Julia Mickenberg is an associate professor in the American Studies Department at the University of Texas at Austin. She is co-editor of Tales for Little Rebels: A Collection of Radical Children's Literature and The Oxford Handbook of Children's Literature. Professor Mickenberg's current book project is tentatively entitled The New Woman Tries on Red: Russia in the American Feminist Imagination, 1905-1945. She holds a Ph.D. from the University of Minnesota.
Dr. Julia Mickenberg - Politics of Children's Books
We don't usually think of children's books as political, but since its origins in the 17th century, literature for children has been infused with messages about morality, power, and authority.
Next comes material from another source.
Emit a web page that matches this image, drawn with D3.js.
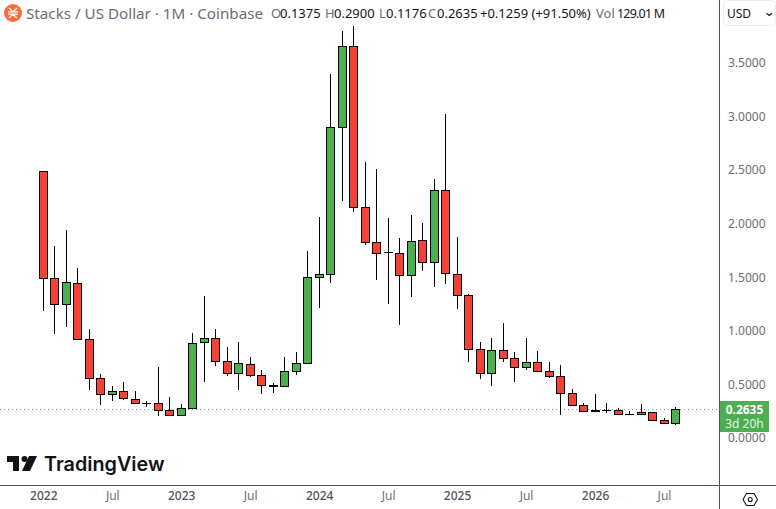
<!DOCTYPE html>
<html><head><meta charset="utf-8">
<script src="https://cdn.jsdelivr.net/npm/d3@7/dist/d3.min.js"></script>
<style>html,body{margin:0;padding:0;background:#fff;overflow:hidden}svg{display:block;font-family:"Noto Sans",sans-serif}</style>
</head><body><svg id="c" width="776" height="509"></svg>
<script>
const opens =[2.484,1.490,1.247,1.443,.921,.557,.408,.436,.361,.325,.324,.258,.212,.277,.893,.930,.715,.604,.688,.585,.492,.482,.622,.697,1.499,1.527,2.898,3.654,2.152,1.826,1.733,1.723,1.518,1.844,1.639,2.311,1.527,1.331,.827,.604,.818,.743,.660,.706,.622,.576,.417,.305,.258,.259,.258,.222,.221,.240,.165,.1375];
const closes=[1.490,1.247,1.452,.921,.557,.408,.436,.370,.324,.323,.258,.212,.277,.883,.930,.715,.604,.697,.585,.492,.482,.622,.697,1.499,1.527,2.898,3.654,2.152,1.826,1.723,1.731,1.518,1.835,1.639,2.311,1.536,1.331,.827,.604,.818,.743,.660,.706,.622,.576,.417,.305,.249,.249,.257,.221,.220,.240,.165,.1375,.2635];
const highs =[2.484,1.791,1.940,1.586,1.017,.597,.485,.522,.438,.345,.662,.382,.317,.979,1.325,1.017,.849,.896,.756,.634,.513,.756,.802,1.744,2.062,3.396,3.797,3.843,2.575,2.509,2.052,1.866,2.080,2.006,2.416,3.022,1.875,1.343,.896,.933,1.073,.802,.933,.812,.709,.681,.457,.326,.410,.326,.280,.252,.317,.240,.187,.29];
const lows  =[1.187,.973,1.038,.921,.451,.311,.348,.357,.324,.292,.208,.212,.212,.277,.525,.674,.581,.451,.572,.413,.423,.482,.590,.697,1.215,1.449,2.214,2.111,1.803,1.477,1.253,1.057,1.318,1.561,1.411,1.439,1.206,.712,.553,.488,.712,.525,.637,.622,.563,.217,.305,.249,.249,.230,.221,.221,.221,.165,.1375,.1176];
const priceTicks=[0,.5,1,1.5,2,2.5,3,3.5];
const timeTickIdx=[0,6,12,18,24,30,36,42,48,54];
const timeTickLabels=["2022","Jul","2023","Jul","2024","Jul","2025","Jul","2026","Jul"];
const title="Stacks / US Dollar · 1M · Coinbase";
const ohlcLabels=["O","H","L","C"];
const ohlcValues=["0.1375","0.2900","0.1176","0.2635"];
const changeText="+0.1259 (+91.50%)";
const volLabel="Vol", volValue="129.01 M";
const lastPrice=0.2635, countdown="3d 20h", currency="USD", brand="TradingView";

const svg=d3.select("#c");
const W=776,H=509,paneR=719,paneB=485;
const x=d3.scaleLinear().domain([0,55]).range([43.3,675.5]);
const y=d3.scaleLinear().domain([0,3.5]).range([438,63]);
const snap=v=>Math.round(v-.5)+.5;
const INK="#000",UP="#4caf50",DOWN="#f44336",AX="#50535e",TXT="#6a6d78";

// price line
svg.append("line").attr("x1",0).attr("x2",paneR).attr("y1",snap(y(lastPrice))).attr("y2",snap(y(lastPrice)))
 .attr("stroke","#4c8f50").attr("stroke-opacity",.8).attr("stroke-dasharray","1 3");

// candles
const g=svg.append("g").attr("shape-rendering","crispEdges");
const cs=g.selectAll("g").data(d3.range(opens.length)).join("g");
cs.append("line").attr("x1",i=>snap(x(i))).attr("x2",i=>snap(x(i)))
 .attr("y1",i=>Math.round(y(highs[i]))).attr("y2",i=>Math.round(y(lows[i])))
 .attr("stroke",INK).attr("stroke-width",1);
cs.append("rect").attr("x",i=>snap(x(i))-4).attr("width",8)
 .attr("y",i=>snap(y(Math.max(opens[i],closes[i]))))
 .attr("height",i=>Math.max(0.02,snap(y(Math.min(opens[i],closes[i])))-snap(y(Math.max(opens[i],closes[i])))))
 .attr("fill",i=>closes[i]>opens[i]?UP:DOWN).attr("stroke",INK).attr("stroke-width",1);

// axes
const ya=d3.axisRight(y).tickValues(priceTicks).tickFormat(d3.format(".4f")).tickSize(0).tickPadding(9);
const yg=svg.append("g").attr("transform",`translate(${paneR},0)`).call(ya);
yg.select(".domain").remove();
yg.selectAll("text").attr("fill",TXT).attr("font-size",12).attr("font-family",'"Noto Sans",sans-serif');
const xa=d3.axisBottom(x).tickValues(timeTickIdx).tickFormat((d,i)=>timeTickLabels[i]).tickSize(0).tickPadding(6);
const xg=svg.append("g").attr("transform",`translate(0,${paneB})`).call(xa);
xg.select(".domain").remove();
xg.selectAll("text").attr("fill",TXT).attr("font-size",12).attr("font-family",'"Noto Sans",sans-serif');
xg.selectAll("text").filter((d,i)=>i%2==0).attr("font-weight",500).attr("fill","#50535e");

svg.append("line").attr("x1",0).attr("x2",W).attr("y1",485.5).attr("y2",485.5).attr("stroke",AX);
svg.append("line").attr("x1",719.5).attr("x2",719.5).attr("y1",0).attr("y2",H).attr("stroke",AX);

// last price label
svg.append("rect").attr("x",720).attr("y",401).attr("width",49).attr("height",31).attr("fill",UP);
svg.append("text").attr("x",744.5).attr("y",414).attr("text-anchor","middle").attr("fill","#fff").attr("font-size",12).attr("font-weight",700).text(d3.format(".4f")(lastPrice));
svg.append("text").attr("x",744.5).attr("y",428).attr("text-anchor","middle").attr("fill","#e3f2e4").attr("font-size",12).text(countdown);

// header
const logo=svg.append("g").attr("transform","translate(13,13)");
logo.append("circle").attr("r",9).attr("fill","#ff6a3a");
logo.append("path").attr("d","M-5,-1.2H5M-5,1.2H5M-4,-5L0,-1.2L4,-5M-4,5L0,1.2L4,5").attr("stroke","#fff").attr("stroke-width",1.2).attr("fill","none");
svg.append("text").attr("x",26).attr("y",19).attr("fill","#6a6d78").attr("font-size",15.2).text(title);
const ohlcX=[271,325,379,428];
ohlcLabels.forEach((l,i)=>{
 svg.append("text").attr("x",ohlcX[i]).attr("y",18).attr("fill",TXT).attr("font-size",13).text(l);
 svg.append("text").attr("x",ohlcX[i]+(l=="L"?7:9)).attr("y",18).attr("fill","#131722").attr("font-size",13).text(ohlcValues[i]);
});
svg.append("text").attr("x",480).attr("y",18).attr("fill","#131722").attr("font-size",13).text(changeText);
svg.append("text").attr("x",596).attr("y",18).attr("fill",TXT).attr("font-size",13).text(volLabel);
svg.append("text").attr("x",617).attr("y",18).attr("fill","#131722").attr("font-size",12.5).attr("textLength",48).text(volValue);

// currency button
svg.append("rect").attr("x",723.5).attr("y",.5).attr("width",52).attr("height",25).attr("rx",4).attr("fill","#fff").attr("stroke","#eceef2");
svg.append("text").attr("x",727).attr("y",18).attr("fill","#131722").attr("font-size",12).text(currency);
svg.append("path").attr("d","M766.5,13.2L769.2,15.5L772,13.2").attr("fill","none").attr("stroke","#131722").attr("stroke-width",1.2);

// settings icon
svg.append("path").attr("d","M746.5,493.5H754L757.5,499.5L754,505.5H746.5L743,499.5Z").attr("fill","none").attr("stroke","#131722").attr("stroke-width",1.1);
svg.append("circle").attr("cx",750.2).attr("cy",499.5).attr("r",2).attr("fill","none").attr("stroke","#131722").attr("stroke-width",1.1);

// TradingView mark
const tv=svg.append("g").attr("fill","#131313");
tv.append("path").attr("d","M7,456H19V471H13V462H7Z");
tv.append("circle").attr("cx",24.5).attr("cy",459).attr("r",3);
tv.append("path").attr("d","M29,456H37L30,471H22Z");
svg.append("text").attr("x",44).attr("y",471).attr("fill","#131313").attr("font-family","Inter,sans-serif").attr("font-weight",600).attr("font-size",19.8).text(brand);
</script></body></html>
The New England Primer (date), for instance, included "The Dutiful Child's Promise": "I will fear God and honor the good/I will honor my mother and father/I will obey my superiors." Such explicit calls to obey may strike us as odd today, but most children's literature continues to uphold the status quo, which is why it does not seem to be, but very much is, political.
My research in children's literature has focused on books written by individuals wishing to challenge the status quo. In Learning from the Left, I examined the ways in which children's literature served as a vehicle for radicals in the United States during the McCarthy period, as other avenues of expression were closed off, and as children's literature, a field largely controlled by women and aimed at children, was ignored, overlooked, or presumed safe. In fact, many of the most popular and critically acclaimed books of the 1940s and 1950s were written or illustrated by Communists or communist sympathizers, from Harold and the Purple Crayon to Danny and the Dinosaur to many little Golden Books.
In Tales for Little Rebels, Philip Nel and I collected texts for children representing many of the 20th century's leftist movements, from socialism to communism to civil rights, feminism , and environmentalism. We did this not for political reasons, but to recover a largely forgotten literary tradition. Our recent article in the Children's Literature Association Quarterly, "Radical Children's Literature Now," shows that this tradition continues.